Data excerpt:
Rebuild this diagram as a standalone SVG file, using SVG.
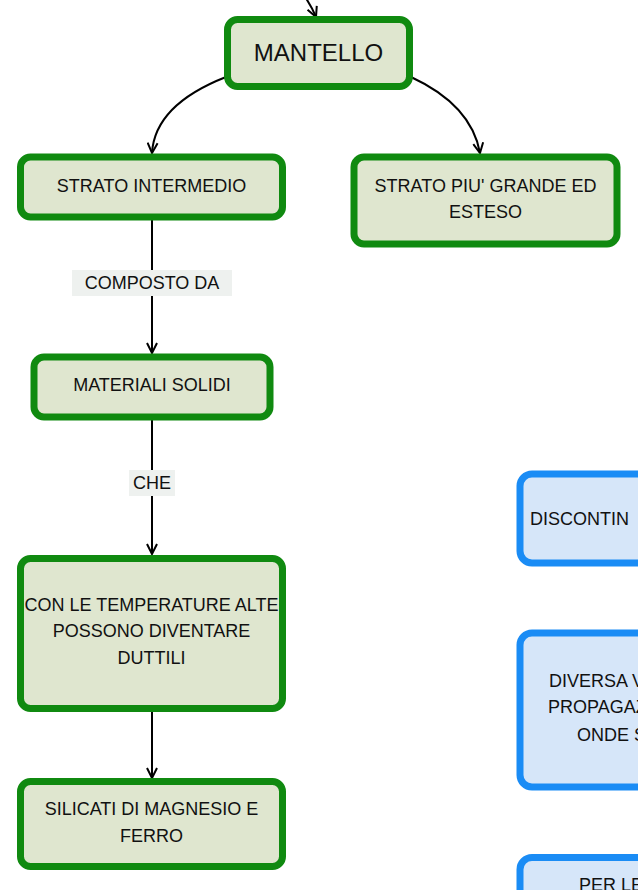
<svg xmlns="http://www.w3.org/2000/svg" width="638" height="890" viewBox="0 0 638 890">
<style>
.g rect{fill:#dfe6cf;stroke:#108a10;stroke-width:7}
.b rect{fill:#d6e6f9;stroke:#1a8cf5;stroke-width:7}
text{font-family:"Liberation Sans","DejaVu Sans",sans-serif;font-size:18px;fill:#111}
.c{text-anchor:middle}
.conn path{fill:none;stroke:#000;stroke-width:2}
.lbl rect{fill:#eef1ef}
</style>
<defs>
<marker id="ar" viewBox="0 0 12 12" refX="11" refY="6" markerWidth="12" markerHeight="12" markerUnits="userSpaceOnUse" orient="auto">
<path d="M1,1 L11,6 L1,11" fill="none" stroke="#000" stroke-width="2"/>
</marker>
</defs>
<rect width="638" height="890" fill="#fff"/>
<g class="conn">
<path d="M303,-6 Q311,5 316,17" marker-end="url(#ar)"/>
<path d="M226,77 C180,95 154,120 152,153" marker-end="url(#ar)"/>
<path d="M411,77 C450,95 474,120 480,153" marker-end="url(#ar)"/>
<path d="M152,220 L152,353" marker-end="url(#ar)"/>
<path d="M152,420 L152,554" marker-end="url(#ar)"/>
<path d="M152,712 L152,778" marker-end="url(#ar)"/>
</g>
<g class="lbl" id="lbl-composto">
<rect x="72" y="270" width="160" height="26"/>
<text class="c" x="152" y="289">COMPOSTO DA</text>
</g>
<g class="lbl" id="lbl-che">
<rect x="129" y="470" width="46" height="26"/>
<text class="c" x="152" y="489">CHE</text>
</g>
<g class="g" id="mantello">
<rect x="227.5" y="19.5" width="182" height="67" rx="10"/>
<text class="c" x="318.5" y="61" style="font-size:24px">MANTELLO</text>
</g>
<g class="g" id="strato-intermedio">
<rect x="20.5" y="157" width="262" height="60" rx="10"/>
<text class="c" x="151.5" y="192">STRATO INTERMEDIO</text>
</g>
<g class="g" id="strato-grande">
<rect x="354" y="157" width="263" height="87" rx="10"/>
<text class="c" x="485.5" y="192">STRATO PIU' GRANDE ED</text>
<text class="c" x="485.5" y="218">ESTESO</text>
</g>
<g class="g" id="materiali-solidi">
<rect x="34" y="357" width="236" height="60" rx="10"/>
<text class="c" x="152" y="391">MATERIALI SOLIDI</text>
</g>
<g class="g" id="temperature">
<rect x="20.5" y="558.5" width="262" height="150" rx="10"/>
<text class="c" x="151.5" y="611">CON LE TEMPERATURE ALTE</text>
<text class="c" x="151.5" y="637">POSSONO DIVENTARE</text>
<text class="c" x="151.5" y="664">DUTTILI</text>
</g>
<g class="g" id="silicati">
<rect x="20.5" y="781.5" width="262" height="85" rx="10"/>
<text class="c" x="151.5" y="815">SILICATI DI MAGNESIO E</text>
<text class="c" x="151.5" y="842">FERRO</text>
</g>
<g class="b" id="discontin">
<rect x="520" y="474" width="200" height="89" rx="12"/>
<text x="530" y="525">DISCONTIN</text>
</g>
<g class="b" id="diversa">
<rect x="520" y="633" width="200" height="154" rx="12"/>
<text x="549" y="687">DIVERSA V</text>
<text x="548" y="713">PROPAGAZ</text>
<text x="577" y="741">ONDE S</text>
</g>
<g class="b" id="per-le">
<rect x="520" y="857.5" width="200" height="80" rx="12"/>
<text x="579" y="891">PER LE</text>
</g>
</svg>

Given exercise:
Omit the pictures and output all of the other material exactly.

Solution:
Rebuild this diagram as a standalone SVG file, using SVG.
<svg xmlns="http://www.w3.org/2000/svg" width="638" height="890" viewBox="0 0 638 890">
<style>
.g rect{fill:#dfe6cf;stroke:#108a10;stroke-width:7}
.b rect{fill:#d6e6f9;stroke:#1a8cf5;stroke-width:7}
text{font-family:"Liberation Sans","DejaVu Sans",sans-serif;font-size:18px;fill:#111}
.c{text-anchor:middle}
.conn path{fill:none;stroke:#000;stroke-width:2}
.lbl rect{fill:#eef1ef}
</style>
<defs>
<marker id="ar" viewBox="0 0 12 12" refX="11" refY="6" markerWidth="12" markerHeight="12" markerUnits="userSpaceOnUse" orient="auto">
<path d="M1,1 L11,6 L1,11" fill="none" stroke="#000" stroke-width="2"/>
</marker>
</defs>
<rect width="638" height="890" fill="#fff"/>
<g class="conn">
<path d="M303,-6 Q311,5 316,17" marker-end="url(#ar)"/>
<path d="M226,77 C180,95 154,120 152,153" marker-end="url(#ar)"/>
<path d="M411,77 C450,95 474,120 480,153" marker-end="url(#ar)"/>
<path d="M152,220 L152,353" marker-end="url(#ar)"/>
<path d="M152,420 L152,554" marker-end="url(#ar)"/>
<path d="M152,712 L152,778" marker-end="url(#ar)"/>
</g>
<g class="lbl" id="lbl-composto">
<rect x="72" y="270" width="160" height="26"/>
<text class="c" x="152" y="289">COMPOSTO DA</text>
</g>
<g class="lbl" id="lbl-che">
<rect x="129" y="470" width="46" height="26"/>
<text class="c" x="152" y="489">CHE</text>
</g>
<g class="g" id="mantello">
<rect x="227.5" y="19.5" width="182" height="67" rx="10"/>
<text class="c" x="318.5" y="61" style="font-size:24px">MANTELLO</text>
</g>
<g class="g" id="strato-intermedio">
<rect x="20.5" y="157" width="262" height="60" rx="10"/>
<text class="c" x="151.5" y="192">STRATO INTERMEDIO</text>
</g>
<g class="g" id="strato-grande">
<rect x="354" y="157" width="263" height="87" rx="10"/>
<text class="c" x="485.5" y="192">STRATO PIU' GRANDE ED</text>
<text class="c" x="485.5" y="218">ESTESO</text>
</g>
<g class="g" id="materiali-solidi">
<rect x="34" y="357" width="236" height="60" rx="10"/>
<text class="c" x="152" y="391">MATERIALI SOLIDI</text>
</g>
<g class="g" id="temperature">
<rect x="20.5" y="558.5" width="262" height="150" rx="10"/>
<text class="c" x="151.5" y="611">CON LE TEMPERATURE ALTE</text>
<text class="c" x="151.5" y="637">POSSONO DIVENTARE</text>
<text class="c" x="151.5" y="664">DUTTILI</text>
</g>
<g class="g" id="silicati">
<rect x="20.5" y="781.5" width="262" height="85" rx="10"/>
<text class="c" x="151.5" y="815">SILICATI DI MAGNESIO E</text>
<text class="c" x="151.5" y="842">FERRO</text>
</g>
<g class="b" id="discontin">
<rect x="520" y="474" width="200" height="89" rx="12"/>
<text x="530" y="525">DISCONTIN</text>
</g>
<g class="b" id="diversa">
<rect x="520" y="633" width="200" height="154" rx="12"/>
<text x="549" y="687">DIVERSA V</text>
<text x="548" y="713">PROPAGAZ</text>
<text x="577" y="741">ONDE S</text>
</g>
<g class="b" id="per-le">
<rect x="520" y="857.5" width="200" height="80" rx="12"/>
<text x="579" y="891">PER LE</text>
</g>
</svg>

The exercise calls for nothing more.